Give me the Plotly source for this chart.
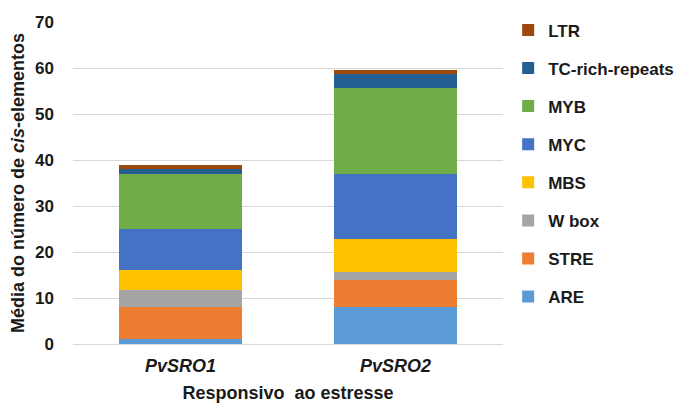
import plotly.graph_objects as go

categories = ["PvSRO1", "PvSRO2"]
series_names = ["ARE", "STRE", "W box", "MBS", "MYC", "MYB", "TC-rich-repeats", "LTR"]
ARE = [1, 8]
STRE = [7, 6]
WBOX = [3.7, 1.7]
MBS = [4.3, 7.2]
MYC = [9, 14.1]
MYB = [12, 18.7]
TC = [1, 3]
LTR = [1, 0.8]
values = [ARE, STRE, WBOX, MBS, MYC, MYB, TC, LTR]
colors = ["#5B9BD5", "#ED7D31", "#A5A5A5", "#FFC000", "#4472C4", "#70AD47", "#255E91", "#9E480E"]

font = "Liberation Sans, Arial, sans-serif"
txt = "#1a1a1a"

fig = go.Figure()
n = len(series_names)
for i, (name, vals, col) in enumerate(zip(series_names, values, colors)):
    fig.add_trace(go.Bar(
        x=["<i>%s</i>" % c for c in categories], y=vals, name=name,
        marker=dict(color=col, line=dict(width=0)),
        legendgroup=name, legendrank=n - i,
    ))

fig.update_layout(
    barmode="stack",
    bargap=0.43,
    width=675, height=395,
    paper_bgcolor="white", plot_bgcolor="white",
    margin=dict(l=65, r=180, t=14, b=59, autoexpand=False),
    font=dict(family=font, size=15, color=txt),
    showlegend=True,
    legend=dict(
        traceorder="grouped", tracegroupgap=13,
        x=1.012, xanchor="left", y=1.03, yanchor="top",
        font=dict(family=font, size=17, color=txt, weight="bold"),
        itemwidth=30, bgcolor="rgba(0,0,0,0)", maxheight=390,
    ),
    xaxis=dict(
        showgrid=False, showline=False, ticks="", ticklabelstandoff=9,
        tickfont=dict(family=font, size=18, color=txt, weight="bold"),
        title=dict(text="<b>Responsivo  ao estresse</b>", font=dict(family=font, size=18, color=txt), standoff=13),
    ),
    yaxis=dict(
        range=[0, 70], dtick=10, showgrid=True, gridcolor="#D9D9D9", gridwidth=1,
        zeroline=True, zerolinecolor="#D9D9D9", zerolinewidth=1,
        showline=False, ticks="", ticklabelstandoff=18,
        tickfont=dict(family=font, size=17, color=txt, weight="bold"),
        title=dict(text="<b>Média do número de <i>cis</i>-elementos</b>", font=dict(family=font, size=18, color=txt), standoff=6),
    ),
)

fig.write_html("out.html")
--
Problem description: Copy all the lines of data exactly as they appear, dropping any images.

Written reply:
Give me the Plotly source for this chart.
import plotly.graph_objects as go

categories = ["PvSRO1", "PvSRO2"]
series_names = ["ARE", "STRE", "W box", "MBS", "MYC", "MYB", "TC-rich-repeats", "LTR"]
ARE = [1, 8]
STRE = [7, 6]
WBOX = [3.7, 1.7]
MBS = [4.3, 7.2]
MYC = [9, 14.1]
MYB = [12, 18.7]
TC = [1, 3]
LTR = [1, 0.8]
values = [ARE, STRE, WBOX, MBS, MYC, MYB, TC, LTR]
colors = ["#5B9BD5", "#ED7D31", "#A5A5A5", "#FFC000", "#4472C4", "#70AD47", "#255E91", "#9E480E"]

font = "Liberation Sans, Arial, sans-serif"
txt = "#1a1a1a"

fig = go.Figure()
n = len(series_names)
for i, (name, vals, col) in enumerate(zip(series_names, values, colors)):
    fig.add_trace(go.Bar(
        x=["<i>%s</i>" % c for c in categories], y=vals, name=name,
        marker=dict(color=col, line=dict(width=0)),
        legendgroup=name, legendrank=n - i,
    ))

fig.update_layout(
    barmode="stack",
    bargap=0.43,
    width=675, height=395,
    paper_bgcolor="white", plot_bgcolor="white",
    margin=dict(l=65, r=180, t=14, b=59, autoexpand=False),
    font=dict(family=font, size=15, color=txt),
    showlegend=True,
    legend=dict(
        traceorder="grouped", tracegroupgap=13,
        x=1.012, xanchor="left", y=1.03, yanchor="top",
        font=dict(family=font, size=17, color=txt, weight="bold"),
        itemwidth=30, bgcolor="rgba(0,0,0,0)", maxheight=390,
    ),
    xaxis=dict(
        showgrid=False, showline=False, ticks="", ticklabelstandoff=9,
        tickfont=dict(family=font, size=18, color=txt, weight="bold"),
        title=dict(text="<b>Responsivo  ao estresse</b>", font=dict(family=font, size=18, color=txt), standoff=13),
    ),
    yaxis=dict(
        range=[0, 70], dtick=10, showgrid=True, gridcolor="#D9D9D9", gridwidth=1,
        zeroline=True, zerolinecolor="#D9D9D9", zerolinewidth=1,
        showline=False, ticks="", ticklabelstandoff=18,
        tickfont=dict(family=font, size=17, color=txt, weight="bold"),
        title=dict(text="<b>Média do número de <i>cis</i>-elementos</b>", font=dict(family=font, size=18, color=txt), standoff=6),
    ),
)

fig.write_html("out.html")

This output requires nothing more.